>> START
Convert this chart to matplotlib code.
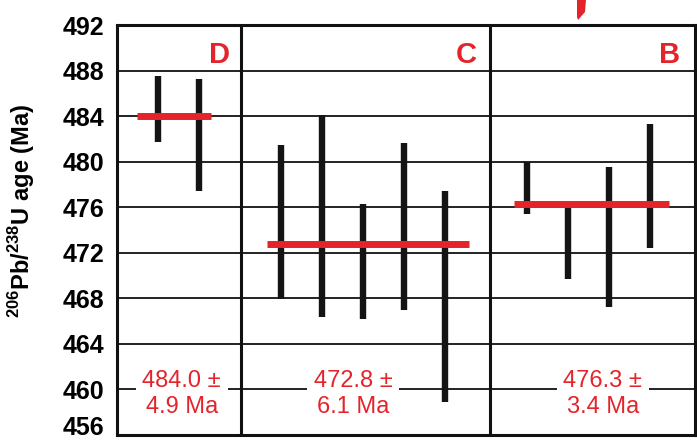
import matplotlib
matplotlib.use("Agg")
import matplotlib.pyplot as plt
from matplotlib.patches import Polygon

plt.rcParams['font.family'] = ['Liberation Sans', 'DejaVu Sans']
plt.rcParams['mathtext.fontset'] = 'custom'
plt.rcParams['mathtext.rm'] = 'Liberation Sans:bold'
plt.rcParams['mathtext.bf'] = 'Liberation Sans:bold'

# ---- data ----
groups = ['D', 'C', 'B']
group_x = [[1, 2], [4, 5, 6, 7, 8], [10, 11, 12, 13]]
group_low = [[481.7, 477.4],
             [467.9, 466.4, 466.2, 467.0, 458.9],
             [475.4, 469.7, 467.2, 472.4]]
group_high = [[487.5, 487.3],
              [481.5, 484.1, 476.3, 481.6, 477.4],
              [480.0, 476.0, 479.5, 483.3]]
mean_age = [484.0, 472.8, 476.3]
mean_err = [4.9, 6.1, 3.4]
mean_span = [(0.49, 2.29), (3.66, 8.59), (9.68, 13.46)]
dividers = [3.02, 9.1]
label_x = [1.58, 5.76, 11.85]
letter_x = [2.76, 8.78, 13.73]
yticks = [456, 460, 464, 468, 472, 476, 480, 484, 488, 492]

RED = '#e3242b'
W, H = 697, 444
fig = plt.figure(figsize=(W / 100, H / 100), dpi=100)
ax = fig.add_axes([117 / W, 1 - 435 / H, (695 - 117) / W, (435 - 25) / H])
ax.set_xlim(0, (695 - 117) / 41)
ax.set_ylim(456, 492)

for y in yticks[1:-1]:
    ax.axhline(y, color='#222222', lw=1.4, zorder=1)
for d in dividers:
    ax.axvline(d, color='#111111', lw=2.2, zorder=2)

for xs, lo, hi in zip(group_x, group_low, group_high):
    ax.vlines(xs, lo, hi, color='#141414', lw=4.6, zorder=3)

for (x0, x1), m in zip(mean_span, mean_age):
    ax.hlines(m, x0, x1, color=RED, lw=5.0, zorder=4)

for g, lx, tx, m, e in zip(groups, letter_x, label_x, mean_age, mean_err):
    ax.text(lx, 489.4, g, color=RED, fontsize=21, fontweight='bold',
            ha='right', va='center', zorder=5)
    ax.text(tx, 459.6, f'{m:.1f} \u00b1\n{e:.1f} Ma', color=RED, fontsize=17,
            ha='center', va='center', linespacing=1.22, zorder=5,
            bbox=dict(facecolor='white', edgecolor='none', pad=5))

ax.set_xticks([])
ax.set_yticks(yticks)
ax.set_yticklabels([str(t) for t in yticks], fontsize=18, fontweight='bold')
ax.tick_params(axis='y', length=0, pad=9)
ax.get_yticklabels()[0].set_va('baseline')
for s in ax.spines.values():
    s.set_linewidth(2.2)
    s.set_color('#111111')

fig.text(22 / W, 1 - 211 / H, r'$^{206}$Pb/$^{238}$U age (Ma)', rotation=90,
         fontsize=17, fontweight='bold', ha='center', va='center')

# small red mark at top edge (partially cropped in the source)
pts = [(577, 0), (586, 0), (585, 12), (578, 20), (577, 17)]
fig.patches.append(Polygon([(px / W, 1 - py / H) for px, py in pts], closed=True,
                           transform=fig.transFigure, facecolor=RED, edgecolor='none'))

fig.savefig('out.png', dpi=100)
>> END
[Set exercise] Look through the data above. Copy every line with the string "matplotlib" in it.

[Response]
Convert this chart to matplotlib code.
import matplotlib
matplotlib.use("Agg")
import matplotlib.pyplot as plt
from matplotlib.patches import Polygon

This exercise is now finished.